Goal
Quote, verbatim, all material below, without pictures.
## Begin Supplied data
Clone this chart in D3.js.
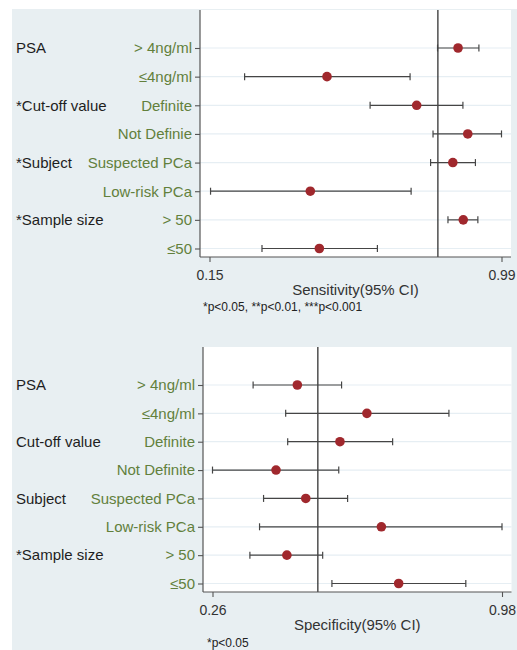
<!DOCTYPE html>
<html>
<head>
<meta charset="utf-8">
<script src="https://cdn.jsdelivr.net/npm/d3@7"></script>
<style>
  html, body { margin: 0; padding: 0; background: #ffffff; }
  svg { display: block; font-family: "Liberation Sans", Arial, sans-serif; }
</style>
</head>
<body>
<svg id="chart" width="517" height="650"></svg>
<script>
// Subgroup rows (top to bottom)
const sensCategories = ["> 4ng/ml", "≤4ng/ml", "Definite", "Not Definie", "Suspected PCa", "Low-risk PCa", "> 50", "≤50"];
const specCategories = ["> 4ng/ml", "≤4ng/ml", "Definite", "Not Definite", "Suspected PCa", "Low-risk PCa", "> 50", "≤50"];

// Group headings and the row they sit on
const sensGroups = ["PSA", "*Cut-off value", "*Subject", "*Sample size"];
const specGroups = ["PSA", "Cut-off value", "Subject", "*Sample size"];
const groupRows = [0, 2, 4, 6];

// Pooled sensitivity with 95% CI
const sensEst = [0.865, 0.488, 0.746, 0.893, 0.850, 0.440, 0.880, 0.466];
const sensLo  = [0.806, 0.251, 0.612, 0.793, 0.786, 0.153, 0.836, 0.301];
const sensHi  = [0.925, 0.727, 0.879, 0.990, 0.915, 0.730, 0.922, 0.633];
const sensOverall = 0.807;
const sensTicks = [0.15, 0.99];

// Pooled specificity with 95% CI
const specEst = [0.471, 0.644, 0.577, 0.418, 0.492, 0.680, 0.445, 0.723];
const specLo  = [0.361, 0.442, 0.447, 0.260, 0.387, 0.377, 0.353, 0.557];
const specHi  = [0.581, 0.848, 0.708, 0.574, 0.596, 0.980, 0.534, 0.890];
const specOverall = 0.522;
const specTicks = [0.26, 0.98];

const svg = d3.select("#chart");

// Light panel background
svg.append("rect")
  .attr("x", 12).attr("y", 9)
  .attr("width", 505).attr("height", 641)
  .attr("fill", "#e8eff2");

const COL = {
  axis: "#555555",
  text: "#333333",
  group: "#1e1e1e",
  cat: "#62803c",
  grid: "#e6eef3",
  ci: "#454545",
  dot: "#a0282d",
  ref: "#333333"
};

function forest(cfg) {
  const g = svg.append("g");
  const { left, right, top, bottom } = cfg;

  // Plot area
  g.append("rect")
    .attr("x", left).attr("y", top)
    .attr("width", right - left).attr("height", bottom - top)
    .attr("fill", "#ffffff");

  const x = d3.scaleLinear().domain(d3.extent(cfg.ticks)).range([left + 9.5, right - 9.5]);
  const y = d3.scalePoint().domain(cfg.categories).range([top + 38, bottom - 8.5]);

  // Row guide lines
  g.append("g").selectAll("line")
    .data(cfg.categories)
    .join("line")
    .attr("x1", left).attr("x2", right)
    .attr("y1", d => y(d)).attr("y2", d => y(d))
    .attr("stroke", COL.grid).attr("stroke-width", 1.2);

  // Overall estimate reference line
  g.append("line")
    .attr("x1", x(cfg.overall)).attr("x2", x(cfg.overall))
    .attr("y1", top).attr("y2", bottom)
    .attr("stroke", COL.ref).attr("stroke-width", 1.3);

  // Confidence intervals
  const rows = cfg.categories.map((c, i) => ({ c, est: cfg.est[i], lo: cfg.lo[i], hi: cfg.hi[i] }));
  const ci = g.append("g").selectAll("g").data(rows).join("g");
  ci.append("line")
    .attr("x1", d => x(d.lo)).attr("x2", d => x(d.hi))
    .attr("y1", d => y(d.c)).attr("y2", d => y(d.c))
    .attr("stroke", COL.ci).attr("stroke-width", 1.2);
  ci.append("line")
    .attr("x1", d => x(d.lo)).attr("x2", d => x(d.lo))
    .attr("y1", d => y(d.c) - 3.5).attr("y2", d => y(d.c) + 3.5)
    .attr("stroke", COL.ci).attr("stroke-width", 1.2);
  ci.append("line")
    .attr("x1", d => x(d.hi)).attr("x2", d => x(d.hi))
    .attr("y1", d => y(d.c) - 3.5).attr("y2", d => y(d.c) + 3.5)
    .attr("stroke", COL.ci).attr("stroke-width", 1.2);
  ci.append("circle")
    .attr("cx", d => x(d.est)).attr("cy", d => y(d.c))
    .attr("r", 4.8)
    .attr("fill", COL.dot);

  // Left axis with subgroup labels
  const ya = g.append("g")
    .attr("transform", `translate(${left},0)`)
    .call(d3.axisLeft(y).tickSize(5).tickPadding(3));
  ya.select(".domain").remove();
  ya.selectAll(".tick line").attr("stroke", COL.axis).attr("stroke-width", 1.1);
  ya.selectAll(".tick text")
    .attr("fill", COL.cat)
    .attr("font-size", 15)
    .attr("font-family", "Liberation Sans, Arial, sans-serif");
  g.append("line")
    .attr("x1", left).attr("x2", left)
    .attr("y1", top).attr("y2", bottom)
    .attr("stroke", COL.axis).attr("stroke-width", 1.2);

  // Bottom axis
  const xa = g.append("g")
    .attr("transform", `translate(0,${bottom})`)
    .call(d3.axisBottom(x).tickValues(cfg.ticks).tickFormat(d3.format(".2f")).tickSize(5).tickPadding(8));
  xa.select(".domain").remove();
  xa.selectAll(".tick line").attr("stroke", COL.axis).attr("stroke-width", 1.1);
  xa.selectAll(".tick text")
    .attr("fill", COL.text)
    .attr("font-size", 14)
    .attr("font-family", "Liberation Sans, Arial, sans-serif");
  g.append("line")
    .attr("x1", left).attr("x2", right)
    .attr("y1", bottom).attr("y2", bottom)
    .attr("stroke", COL.axis).attr("stroke-width", 1.2);

  // Group headings
  g.append("g").selectAll("text")
    .data(cfg.groups)
    .join("text")
    .attr("x", 16)
    .attr("y", (d, i) => y(cfg.categories[groupRows[i]]))
    .attr("dy", "0.35em")
    .attr("fill", COL.group)
    .attr("font-size", 15)
    .text(d => d);

  // Axis title
  g.append("text")
    .attr("x", (left + right) / 2)
    .attr("y", bottom + 38)
    .attr("text-anchor", "middle")
    .attr("fill", COL.text)
    .attr("font-size", 15)
    .text(cfg.title);

  // Significance note
  g.append("text")
    .attr("x", cfg.noteX)
    .attr("y", bottom + cfg.noteDy)
    .attr("fill", "#222222")
    .attr("font-size", 12)
    .text(cfg.note);
}

forest({
  left: 200, right: 511, top: 10, bottom: 257,
  categories: sensCategories, groups: sensGroups,
  est: sensEst, lo: sensLo, hi: sensHi, overall: sensOverall,
  ticks: sensTicks, title: "Sensitivity(95% CI)",
  note: "*p<0.05, **p<0.01, ***p<0.001", noteX: 203, noteDy: 54
});

forest({
  left: 203, right: 511.5, top: 347, bottom: 592,
  categories: specCategories, groups: specGroups,
  est: specEst, lo: specLo, hi: specHi, overall: specOverall,
  ticks: specTicks, title: "Specificity(95% CI)",
  note: "*p<0.05", noteX: 207, noteDy: 55
});
</script>
</body>
</html>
## End Supplied data
Response for this exercise
Clone this chart in D3.js.
<!DOCTYPE html>
<html>
<head>
<meta charset="utf-8">
<script src="https://cdn.jsdelivr.net/npm/d3@7"></script>
<style>
  html, body { margin: 0; padding: 0; background: #ffffff; }
  svg { display: block; font-family: "Liberation Sans", Arial, sans-serif; }
</style>
</head>
<body>
<svg id="chart" width="517" height="650"></svg>
<script>
// Subgroup rows (top to bottom)
const sensCategories = ["> 4ng/ml", "≤4ng/ml", "Definite", "Not Definie", "Suspected PCa", "Low-risk PCa", "> 50", "≤50"];
const specCategories = ["> 4ng/ml", "≤4ng/ml", "Definite", "Not Definite", "Suspected PCa", "Low-risk PCa", "> 50", "≤50"];

// Group headings and the row they sit on
const sensGroups = ["PSA", "*Cut-off value", "*Subject", "*Sample size"];
const specGroups = ["PSA", "Cut-off value", "Subject", "*Sample size"];
const groupRows = [0, 2, 4, 6];

// Pooled sensitivity with 95% CI
const sensEst = [0.865, 0.488, 0.746, 0.893, 0.850, 0.440, 0.880, 0.466];
const sensLo  = [0.806, 0.251, 0.612, 0.793, 0.786, 0.153, 0.836, 0.301];
const sensHi  = [0.925, 0.727, 0.879, 0.990, 0.915, 0.730, 0.922, 0.633];
const sensOverall = 0.807;
const sensTicks = [0.15, 0.99];

// Pooled specificity with 95% CI
const specEst = [0.471, 0.644, 0.577, 0.418, 0.492, 0.680, 0.445, 0.723];
const specLo  = [0.361, 0.442, 0.447, 0.260, 0.387, 0.377, 0.353, 0.557];
const specHi  = [0.581, 0.848, 0.708, 0.574, 0.596, 0.980, 0.534, 0.890];
const specOverall = 0.522;
const specTicks = [0.26, 0.98];

const svg = d3.select("#chart");

// Light panel background
svg.append("rect")
  .attr("x", 12).attr("y", 9)
  .attr("width", 505).attr("height", 641)
  .attr("fill", "#e8eff2");

const COL = {
  axis: "#555555",
  text: "#333333",
  group: "#1e1e1e",
  cat: "#62803c",
  grid: "#e6eef3",
  ci: "#454545",
  dot: "#a0282d",
  ref: "#333333"
};

function forest(cfg) {
  const g = svg.append("g");
  const { left, right, top, bottom } = cfg;

  // Plot area
  g.append("rect")
    .attr("x", left).attr("y", top)
    .attr("width", right - left).attr("height", bottom - top)
    .attr("fill", "#ffffff");

  const x = d3.scaleLinear().domain(d3.extent(cfg.ticks)).range([left + 9.5, right - 9.5]);
  const y = d3.scalePoint().domain(cfg.categories).range([top + 38, bottom - 8.5]);

  // Row guide lines
  g.append("g").selectAll("line")
    .data(cfg.categories)
    .join("line")
    .attr("x1", left).attr("x2", right)
    .attr("y1", d => y(d)).attr("y2", d => y(d))
    .attr("stroke", COL.grid).attr("stroke-width", 1.2);

  // Overall estimate reference line
  g.append("line")
    .attr("x1", x(cfg.overall)).attr("x2", x(cfg.overall))
    .attr("y1", top).attr("y2", bottom)
    .attr("stroke", COL.ref).attr("stroke-width", 1.3);

  // Confidence intervals
  const rows = cfg.categories.map((c, i) => ({ c, est: cfg.est[i], lo: cfg.lo[i], hi: cfg.hi[i] }));
  const ci = g.append("g").selectAll("g").data(rows).join("g");
  ci.append("line")
    .attr("x1", d => x(d.lo)).attr("x2", d => x(d.hi))
    .attr("y1", d => y(d.c)).attr("y2", d => y(d.c))
    .attr("stroke", COL.ci).attr("stroke-width", 1.2);
  ci.append("line")
    .attr("x1", d => x(d.lo)).attr("x2", d => x(d.lo))
    .attr("y1", d => y(d.c) - 3.5).attr("y2", d => y(d.c) + 3.5)
    .attr("stroke", COL.ci).attr("stroke-width", 1.2);
  ci.append("line")
    .attr("x1", d => x(d.hi)).attr("x2", d => x(d.hi))
    .attr("y1", d => y(d.c) - 3.5).attr("y2", d => y(d.c) + 3.5)
    .attr("stroke", COL.ci).attr("stroke-width", 1.2);
  ci.append("circle")
    .attr("cx", d => x(d.est)).attr("cy", d => y(d.c))
    .attr("r", 4.8)
    .attr("fill", COL.dot);

  // Left axis with subgroup labels
  const ya = g.append("g")
    .attr("transform", `translate(${left},0)`)
    .call(d3.axisLeft(y).tickSize(5).tickPadding(3));
  ya.select(".domain").remove();
  ya.selectAll(".tick line").attr("stroke", COL.axis).attr("stroke-width", 1.1);
  ya.selectAll(".tick text")
    .attr("fill", COL.cat)
    .attr("font-size", 15)
    .attr("font-family", "Liberation Sans, Arial, sans-serif");
  g.append("line")
    .attr("x1", left).attr("x2", left)
    .attr("y1", top).attr("y2", bottom)
    .attr("stroke", COL.axis).attr("stroke-width", 1.2);

  // Bottom axis
  const xa = g.append("g")
    .attr("transform", `translate(0,${bottom})`)
    .call(d3.axisBottom(x).tickValues(cfg.ticks).tickFormat(d3.format(".2f")).tickSize(5).tickPadding(8));
  xa.select(".domain").remove();
  xa.selectAll(".tick line").attr("stroke", COL.axis).attr("stroke-width", 1.1);
  xa.selectAll(".tick text")
    .attr("fill", COL.text)
    .attr("font-size", 14)
    .attr("font-family", "Liberation Sans, Arial, sans-serif");
  g.append("line")
    .attr("x1", left).attr("x2", right)
    .attr("y1", bottom).attr("y2", bottom)
    .attr("stroke", COL.axis).attr("stroke-width", 1.2);

  // Group headings
  g.append("g").selectAll("text")
    .data(cfg.groups)
    .join("text")
    .attr("x", 16)
    .attr("y", (d, i) => y(cfg.categories[groupRows[i]]))
    .attr("dy", "0.35em")
    .attr("fill", COL.group)
    .attr("font-size", 15)
    .text(d => d);

  // Axis title
  g.append("text")
    .attr("x", (left + right) / 2)
    .attr("y", bottom + 38)
    .attr("text-anchor", "middle")
    .attr("fill", COL.text)
    .attr("font-size", 15)
    .text(cfg.title);

  // Significance note
  g.append("text")
    .attr("x", cfg.noteX)
    .attr("y", bottom + cfg.noteDy)
    .attr("fill", "#222222")
    .attr("font-size", 12)
    .text(cfg.note);
}

forest({
  left: 200, right: 511, top: 10, bottom: 257,
  categories: sensCategories, groups: sensGroups,
  est: sensEst, lo: sensLo, hi: sensHi, overall: sensOverall,
  ticks: sensTicks, title: "Sensitivity(95% CI)",
  note: "*p<0.05, **p<0.01, ***p<0.001", noteX: 203, noteDy: 54
});

forest({
  left: 203, right: 511.5, top: 347, bottom: 592,
  categories: specCategories, groups: specGroups,
  est: specEst, lo: specLo, hi: specHi, overall: specOverall,
  ticks: specTicks, title: "Specificity(95% CI)",
  note: "*p<0.05", noteX: 207, noteDy: 55
});
</script>
</body>
</html>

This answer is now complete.